Coding open-ended survey responses is one of the most time-consuming and error-prone steps in quantitative research. Traditional manual coding requires trained coders to read each response, assign it to one or more thematic categories from a predefined code frame, and maintain consistency across potentially thousands of responses — a process that is slow, expensive, and subject to significant inter-coder reliability challenges.

NLP-based automated coding applies machine learning models to perform this categorization automatically. The most effective approaches use a combination of supervised classification (where models are trained on human-coded examples from similar research contexts) and zero-shot or few-shot classification techniques (where powerful language models perform categorization without task-specific training data, using only a natural language description of each category). For well-defined code frames with clear category boundaries, automated NLP coding can match human coder accuracy while processing thousands of responses in seconds.

Beyond simple theme categorization, NLP-powered open-end analysis can also perform automatic code frame generation — identifying the emergent themes in an open-end dataset without a predefined code frame — and sentiment classification at the response or theme level. These capabilities transform open-end data from a qualitative accessory to quantitative survey data into a rich, structured analytical layer in its own right.

AI-Assisted Survey Design and Adaptive Questioning

AI is beginning to influence the survey design phase of research, not just the analysis phase. Natural language generation models can assist with item generation — producing candidate question wordings for researcher review — and can flag potential issues with question clarity, leading language, and double-barreled constructions that experienced researchers might catch but junior researchers sometimes miss.

More significantly, AI enables adaptive survey instruments that modify subsequent questions based on a respondent's earlier answers in real time. Adaptive questioning has long been possible with branching logic, but AI-powered adaptive surveys go further: they can generate personalized follow-up probes based on the specific language and themes in a respondent's open-ended answers, creating a conversational survey experience that gathers richer qualitative data than a fixed question sequence can achieve.

Automated Insight Synthesis and Report Generation

Perhaps the most impressive recent development in market research AI is the emergence of automated insight synthesis capabilities. Large language models can now analyze structured research outputs — crosstabs, sentiment scores, theme frequency distributions — and generate coherent narrative summaries that identify the key patterns, highlight notable differences across segments, and flag potential implications for decision-makers.

This capability does not eliminate the need for researcher judgment in insight synthesis — AI models can identify patterns in data but cannot evaluate whether those patterns are strategically significant given the specific business context of the research. What it does is dramatically accelerate the report drafting process, allowing researchers to review and refine an AI-generated first draft rather than building a report from scratch — a workflow that experienced researchers typically report saves 40–60% of report writing time.
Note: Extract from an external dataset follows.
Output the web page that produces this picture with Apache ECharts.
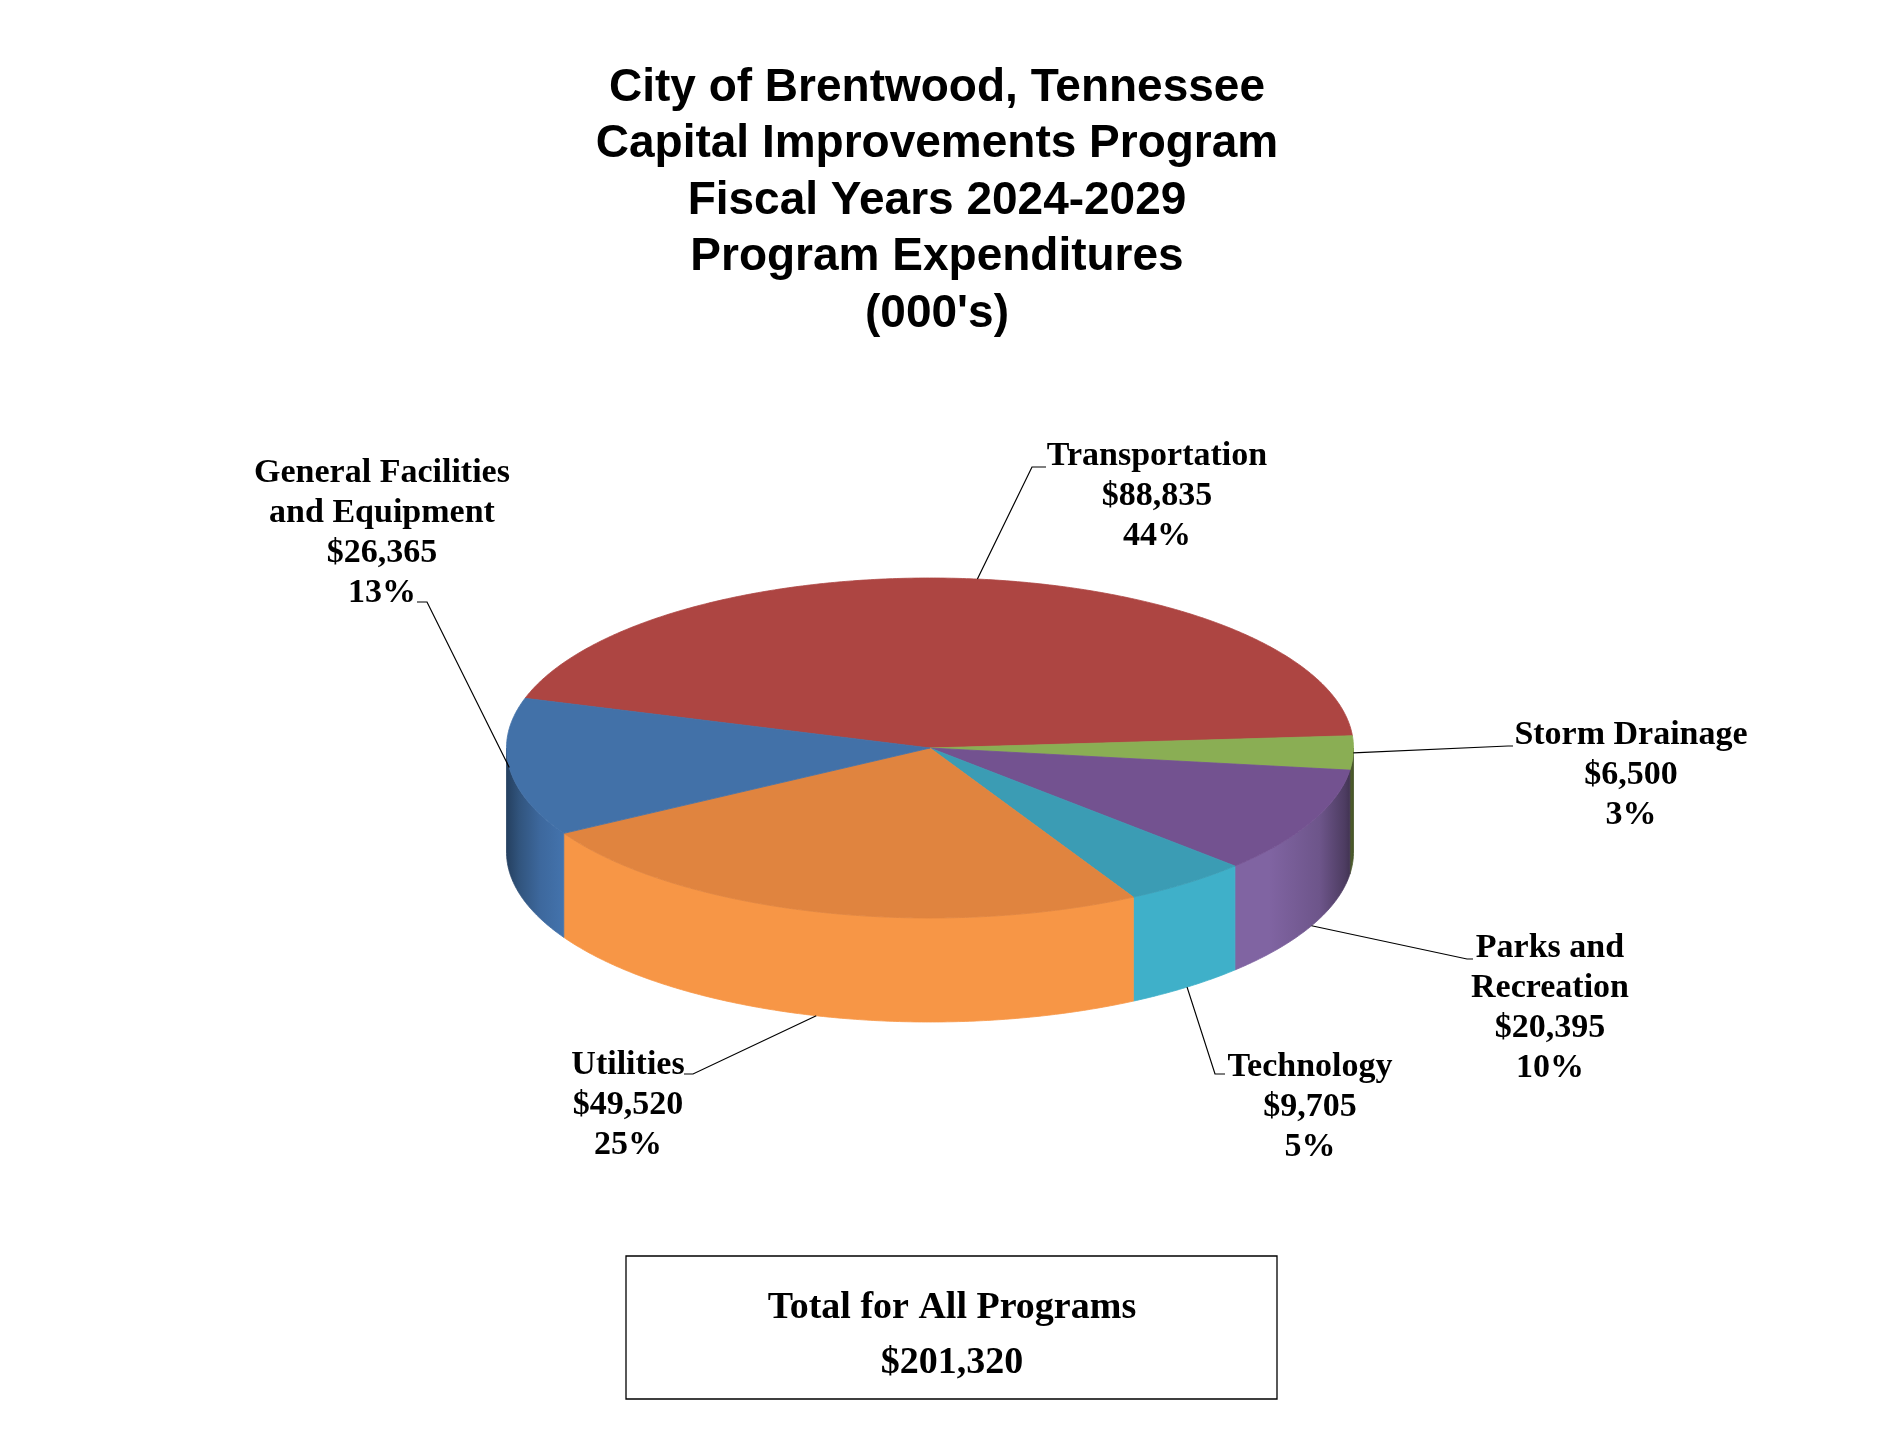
<!DOCTYPE html>
<html><head><meta charset="utf-8">
<script src="https://cdn.jsdelivr.net/npm/echarts@6/dist/echarts.min.js"></script>
<style>html,body{margin:0;padding:0;background:#fff}#c{width:1882px;height:1444px}</style>
</head><body><div id="c"></div>
<script>
// ---- data ----
const categories = ['Transportation', 'Storm Drainage', 'Parks and Recreation', 'Technology', 'Utilities', 'General Facilities and Equipment'];
const labelNames = ['Transportation', 'Storm Drainage', 'Parks and\nRecreation', 'Technology', 'Utilities', 'General Facilities\nand Equipment'];
const values = [88835, 6500, 20395, 9705, 49520, 26365];
const titleLines = ['City of Brentwood, Tennessee', 'Capital Improvements Program', 'Fiscal Years 2024-2029', 'Program Expenditures', "(000's)"];
const totalLabel = 'Total for All Programs';

// ---- styles ----
const topColors = ['#AD4542', '#8AAE54', '#735290', '#3B9CB4', '#E0843F', '#4271A8'];
const sideColors = ['#C0504D', '#9BBB59', '#8064A2', '#3FB0C9', '#F79646', '#4474AE'];

// ---- layout ----
const pie = { cx: 930, cy: 748, rx: 423.5, ry: 170, depth: 104, startAngle: 163 };
const labelLayout = [
  { x: 1157, y: 456, elbow: [1032, 467], end: [1046, 467], bottom: false },
  { x: 1631, y: 735, elbow: [1508, 746], end: [1513, 746], bottom: false },
  { x: 1550, y: 948, elbow: [1467, 959], end: [1473, 959], bottom: true },
  { x: 1310, y: 1067, elbow: [1215, 1074], end: [1225, 1074], bottom: true },
  { x: 628, y: 1065, elbow: [693, 1074], end: [684, 1074], bottom: true },
  { x: 382, y: 473, elbow: [427, 602], end: [417, 602], bottom: false }
];

const total = values.reduce((a, b) => a + b, 0);
const angles = [];
(function () {
  let acc = 0;
  values.forEach(v => {
    const a0 = pie.startAngle - acc / total * 360;
    acc += v;
    const a1 = pie.startAngle - acc / total * 360;
    angles.push([a0, a1]);
  });
})();

function pt(deg, dy) {
  const r = deg * Math.PI / 180;
  return [pie.cx + pie.rx * Math.cos(r), pie.cy - pie.ry * Math.sin(r) + (dy || 0)];
}
function arc(a0, a1, dy) {
  const pts = [];
  const n = Math.max(2, Math.ceil(Math.abs(a0 - a1) * 2));
  for (let i = 0; i <= n; i++) pts.push(pt(a0 + (a1 - a0) * i / n, dy));
  return pts;
}
function shade(hex, f) {
  const n = parseInt(hex.slice(1), 16);
  const r = Math.round(((n >> 16) & 255) * f), g = Math.round(((n >> 8) & 255) * f), b = Math.round((n & 255) * f);
  return 'rgb(' + r + ',' + g + ',' + b + ')';
}
function sideFill(i) {
  const c = sideColors[i];
  return {
    type: 'linear', global: true,
    x: pie.cx - pie.rx, y: 0, x2: pie.cx + pie.rx, y2: 0,
    colorStops: [
      { offset: 0, color: shade(c, 0.55) },
      { offset: 0.015, color: shade(c, 0.72) },
      { offset: 0.04, color: shade(c, 0.9) },
      { offset: 0.07, color: shade(c, 1) },
      { offset: 0.9, color: shade(c, 1) },
      { offset: 0.96, color: shade(c, 0.85) },
      { offset: 0.99, color: shade(c, 0.6) },
      { offset: 1, color: shade(c, 0.45) }
    ]
  };
}
function fmt(v) { return '$' + v.toLocaleString('en-US'); }

function renderItem(params, api) {
  const i = params.dataIndex;
  const v = api.value(0);
  const [a0, a1] = angles[i];
  const children = [];
  [[-180, 0], [180, 360], [-540, -360]].forEach(([lo, hi]) => {
    const s = Math.min(a0, hi), e = Math.max(a1, lo);
    if (s > e) {
      const top = arc(s, e, 0), bot = arc(e, s, pie.depth);
      const f = sideFill(i);
      children.push({ type: 'polygon', shape: { points: top.concat(bot) }, style: { fill: f, stroke: f, lineWidth: 0.8 }, z2: 1 });
    }
  });
  children.push({
    type: 'polygon',
    shape: { points: [[pie.cx, pie.cy]].concat(arc(a0, a1, 0)) },
    style: { fill: topColors[i], stroke: topColors[i], lineWidth: 0.8 },
    z2: 2
  });
  const L = labelLayout[i];
  const mid = (a0 + a1) / 2;
  const anchor = pt(mid, L.bottom ? pie.depth : 0);
  children.push({
    type: 'polyline',
    shape: { points: [anchor, L.elbow, L.end] },
    style: { stroke: '#000', lineWidth: 1.2, fill: null },
    z2: 10
  });
  const pct = Math.round(v / total * 100) + '%';
  children.push({
    type: 'text',
    style: {
      text: labelNames[i] + '\n' + fmt(v) + '\n' + pct,
      x: L.x, y: L.y - 20,
      textAlign: 'center', align: 'center',
      textVerticalAlign: 'top', verticalAlign: 'top',
      font: 'bold 34px "Liberation Serif", "Times New Roman", serif',
      lineHeight: 40,
      fill: '#000'
    },
    z2: 11
  });
  return { type: 'group', children: children };
}

const chart = echarts.init(document.getElementById('c'), null, { renderer: 'canvas' });
chart.setOption({
  backgroundColor: '#fff',
  animation: false,
  graphic: [
    {
      type: 'text', silent: true,
      style: {
        text: titleLines.join('\n'), x: 937, y: 60,
        textAlign: 'center', align: 'center', textVerticalAlign: 'top', verticalAlign: 'top',
        font: 'bold 46px "Liberation Sans", Arial, sans-serif', lineHeight: 56.5, fill: '#000'
      }
    },
    {
      type: 'rect', silent: true,
      shape: { x: 626, y: 1256, width: 651, height: 143 },
      style: { fill: '#fff', stroke: '#000', lineWidth: 1.3 }
    },
    {
      type: 'text', silent: true, z: 10,
      style: {
        text: totalLabel + '\n' + fmt(total), x: 952, y: 1280.5,
        textAlign: 'center', align: 'center', textVerticalAlign: 'top', verticalAlign: 'top',
        font: 'bold 38px "Liberation Serif", "Times New Roman", serif', lineHeight: 55, fill: '#000'
      }
    }
  ],
  series: [{
    type: 'custom',
    name: 'Program Expenditures',
    coordinateSystem: 'none',
    silent: true,
    renderItem: renderItem,
    data: values.map((v, i) => ({ name: categories[i], value: [v] }))
  }]
});
</script>
</body></html>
Continuous Intelligence: Moving Beyond Project-Based Research

The deepest structural change that AI automation enables in market research is the shift from project-based to continuous intelligence. Traditional research is episodic: a study is commissioned, executed, reported, and then the activity stops until the next study is commissioned. This episodic model creates blind spots between measurement cycles and makes it difficult to detect trends that develop gradually over time.

AI-powered continuous intelligence platforms monitor consumer feedback data streams continuously, applying the same analytical operations that a research project would execute — theme extraction, sentiment classification, trend analysis — in real time rather than on a project cycle. The output is not a periodic research report but a living dashboard that reflects the current state of consumer opinion, updated as new data arrives.

This model does not eliminate the need for bespoke research studies — some research questions require purpose-designed instruments, controlled samples, and causal inference methods that continuous monitoring cannot replicate. But it addresses the most common gap in traditional research programs: the long lag between events and insight that makes research-informed decisions feel perpetually behind the curve.

The Changing Role of the Market Researcher

AI automation is reshaping the skill profile and role scope of market research professionals. The analytical skills that dominated traditional research — questionnaire design, data cleaning, manual coding, statistical analysis — remain valuable but are becoming less differentiating as AI tools handle more of this work automatically. The skills becoming more valuable are those AI cannot replicate: strategic business judgment (connecting consumer insight to business decision), storytelling (communicating complex findings persuasively to non-technical stakeholders), and methodological sophistication (knowing when automated approaches are sufficient and when they need to be supplemented or overridden by rigorous human-designed methods).

Key Takeaways

  • AI automation most effectively addresses the 60–70% of research project time spent on analytical execution — coding, analysis, report drafting — freeing researchers for higher-value strategic interpretation.
  • NLP-powered open-end coding can match human coder accuracy at dramatically higher speed and lower cost, transforming open-ended responses into structured analytical data.
  • Automated insight synthesis accelerates report drafting by 40–60% in researcher time, though researcher review remains essential for strategic context and business relevance.
  • AI enables continuous consumer intelligence programs that move beyond episodic project-based research to provide always-on monitoring of consumer opinion.
  • The most valuable market researcher skills are shifting from analytical execution to strategic interpretation, business communication, and methodological judgment.

Conclusion

The transformation of market research through AI automation is already underway, and its pace is accelerating. Organizations that adapt their research workflows to integrate AI capabilities will produce insights faster, at lower cost, and with greater analytical depth than those continuing to rely on fully manual research processes. The researchers who will thrive in this environment are those who embrace AI as a productivity multiplier — using it to handle the time-consuming analytical work while investing their released capacity in the strategic and interpretive contributions that AI cannot replace.